Meanwhile, automakers aren't just concerned about the geopolitical risks of their current supply chain. They're also deeply worried about the sheer volume of minerals they'll need.

Demand for some mined products could scale up tenfold within a handful of years.

"You can't just go in and secure supply because it doesn't exist for the future. It has to be built," says Eric Norris, the president of the lithium business at Albermarle Corporation, a U.S.-based company that is a major lithium producer.

So companies like General Motors, Volkswagen and BMW are making the very unusual move of purchasing minerals directly from mines — and in some cases, even investing in them, to make sure they have the resources they need to scale up.

This is a major shift for automakers who typically rely on a network of suppliers who deliver the parts and components they need exactly when they want them.
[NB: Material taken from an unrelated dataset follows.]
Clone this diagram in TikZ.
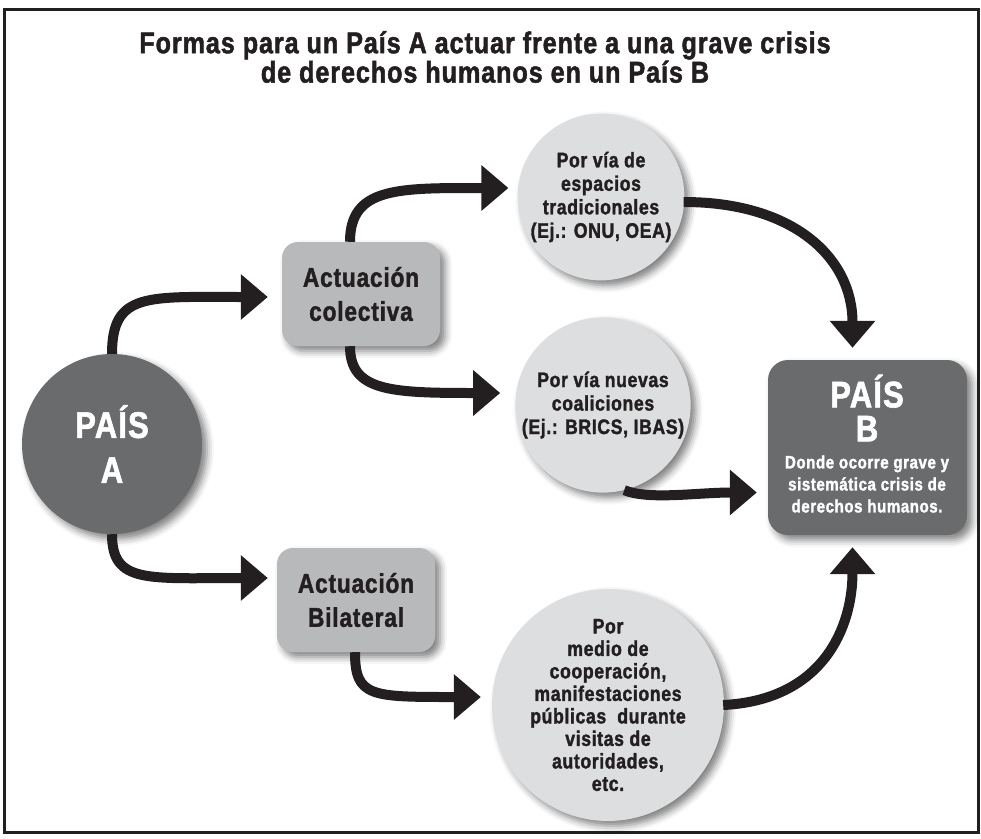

That's like buying ice cream from the store today, because you want it now.

Developing their own direct sourcing of minerals, on the other hand, is like calling a farmer to reserve a cow so you can have milk for ice cream next year.

Tesla, the revolutionary electric automaker, has been calling mines directly for years.

"It was a matter of survival," says Vivas Kumar, who used to work at Tesla sourcing battery materials and now runs a battery component startup.

Now, other automakers see it the same way.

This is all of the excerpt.